PARALLEL OPTIMIZATION OF AN EARTH SYSTEM MODEL (100 GIGFLOPS AND BEYOND?)

L. A. Drummond, J. D. Farrara*, C. R. Mechoso, J. A. Spahr
Department of Atmospheric Sciences
University of California, Los Angeles
Los Angles, California, 90095-1565

Y. Chao, D. S. Katz, J. Z. Lou, P. Wang
Jet Propulsion Laboratory
California Institute of Technology
Pasadena, California, 91109

We are developing an Earth System Model (ESM) to be used in research aimed to better understand the interactions between the components of the Earth System and to eventually predict their variations. Currently, our ESM includes models of the atmosphere, oceans and the important chemical tracers therein.

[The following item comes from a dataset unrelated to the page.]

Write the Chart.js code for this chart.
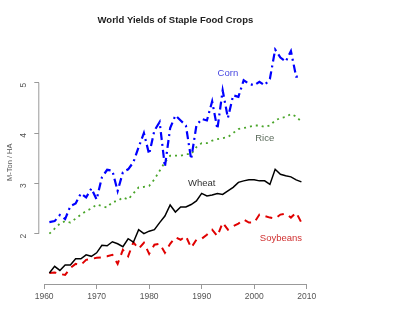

This paper reports our efforts to optimize the parallel implementations of two of the four major ESM components: the atmospheric and oceanic models. So far, the work has focused on improving the load balancing and single node performance of the code in the CRAY T3D. As a result, the atmospheric and oceanic model components running side-by-side, can achieve a performance level of slightly more than 10 GFLOPS on 512 processors of that machine. We also briefly outline our plans for realizing performance levels of 100 Gflops by the end of the century.